“It has been an utter nightmare for me since he got that iPad…”
I’ll never forget these words during a parent meeting. On so many levels, this parent was genuinely upset about her son having a self-managed iPad. A part was because his device had seemingly taken over his whole life, both at school and at home. Another part was due to the fact that this parent meeting was happening because her son had made some wrong choices regarding the use of his iPad. But most importantly, it was because she didn’t understand how her son had made these bad choices in the first place. And to be honest, neither did we. How had an iPad game led her son to bully another boy in his class? Enter Clash of Clans.
Before I continue writing my thoughts on this (and that is all they are, my own personal thoughts), I would like to state that I have never played Clash of Clans. When my students talk about it, it’s like they’re speaking another language.
The afore mentioned parent meeting was painful. My student, who I will anonymously refer to as ‘Buddy’, had made the wrong choice of bullying a classmate because he hadn’t ‘played his part in defending his clan’. From what I’ve read, Clash of Clans is a “…strategy game where, like many other strategy games out there, the purpose is to build one’s village, unlock different warriors, raid resources from other villages, create a clan and much, much more.” (Source https://clashofclans.wikia.com/wiki/Clash_of_Clans_Wiki).
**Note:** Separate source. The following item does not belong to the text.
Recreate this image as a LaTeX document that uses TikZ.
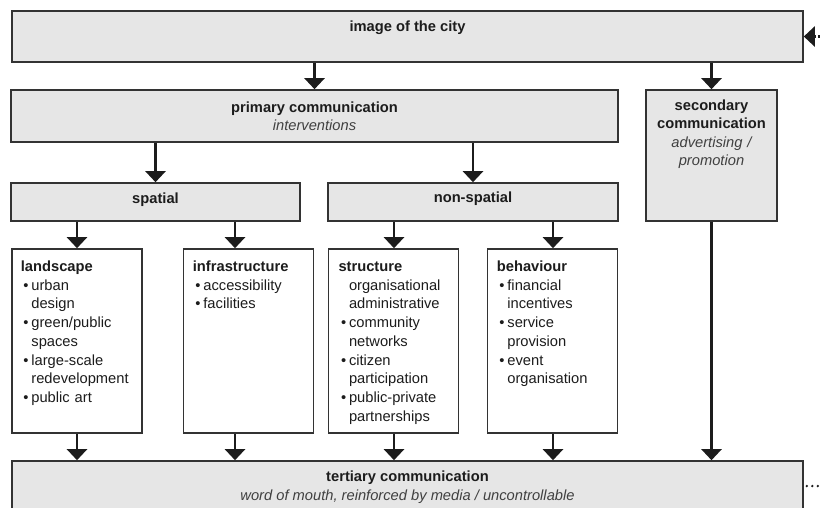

So basically, it’s a strategy game which allows the players to collaborate with others to build a community which everyone is responsible of protecting. Alright then. So how can a collaborative game such as this cause reactions like this from its players? Shouldn’t it be the other way around? Shouldn’t it promote collaboration and team work? And wait, isn’t this the same as any other team-based game? Not really, here’s why.
Let’s take a friendly game of soccer. There are two teams. Both teams have great players and some who are still learning the game. Kids can be hard on themselves and each other in this scenario as well. They have captains who pick and choose their players. They can get physical with the members of their own team that are not playing ‘as well’ as others. And sure, there is usually unsportsmanlike conduct amongst players which both teachers and parents are all too familiar with and usually deal with very well. So what’s the difference? Well, in this soccer scenario, kids have to be present in order to be a part of the game. They have to show up and be there physically for their skills to be taken into consideration by others. The same goes with tag, Pictionary, and other games where actually being there during the moment of play is crucial to the team’s performance. But in Clash, players can be in separate locations to play, and in order to protect their ‘villages’, they need all need to be online at the same time. If a player is not online, his absence can be the catalyst for a ‘raid’ or ‘attack’. In contrast to a soccer game where kids need so many factors to play: a field, a ball, parents who pick them off and drop them off, a uniform, cleats, etc; Clash only needs the iPad and player.
So here’s what happened. Buddy claimed that “Their (imaginary) village got (imaginarily) raided by some (imaginary) enemies and IT WAS ALL HIS (the bullied boy’s) FAULT for, well, not being online when the rest of the group were…!!!” The reason the boy was not able to be online at the time of play was irrelevant, and it didn’t stop Buddy and his other Clash playing buddies to come down on their classmate hard for this. So much for a community who protects their own, in real life, they were ready to throw one of their village members to the wolves.
I know what you’re thinking. Why is Buddy, a grade 5 student, playing a game that he probably shouldn’t even have on his iPad in the first place? Why hasn’t his device been taken away from him and the game deleted from his iPad? Why do grade 5 students (11-12 yrs old) have self managed iPads anyway??
I’m not an expert on this subject, but as our school is the first to try self-managed devices with our elementary school students, this is how I would answer those questions: Because with self-managed devices, there will be some doors open for our learners that we want them to experience, and that has its ups and downs. Because taking the device away will not teach them to make better choices, but rather take the choice away. Because this is the world of the natives and they are learning from a completely set of mistakes than we did.
Even though the title of this post is why I clash with this game, I have to emphasize that I don’t think this case of cyberbullying was the game’s fault. Whether we allow it or not, some of our students will play these games and in turn, make choices based on what they learn from them, good and bad. We need to have preventative measures in place to avoid this behavior from students. This doesn’t mean that all teachers should download Clash of Clans and play it in order to understand it. It also doesn’t mean that all schools should have an iron-clad AUP before the devices are given to students. And to be honest, our school is still working on these preventative measures. This is a whole new ball game. And I ‘clash’ with the game simply because I wish I knew how to better prepare my students when making choices based on playing these games.
I also want that prevention come in the form of empowerment for parents and teachers. The words Buddy’s mom said in that parent meeting made a huge impact in the way that I see self-managed devices. I want that these measures give us the confidence to be able to support our kids without having to know everything. When a child is doing something on their devices we don’t understand, that we don’t hold the device responsible if bad choices are made from this use, but rather build on trust between us, our kids, their use of the devices, and their fellow device users. And when I think about it, it’s like creating a village in Clash of Clans, the model of a community who counts on each other for the improvement of the group. In this mentality, Clash and I don’t clash at all.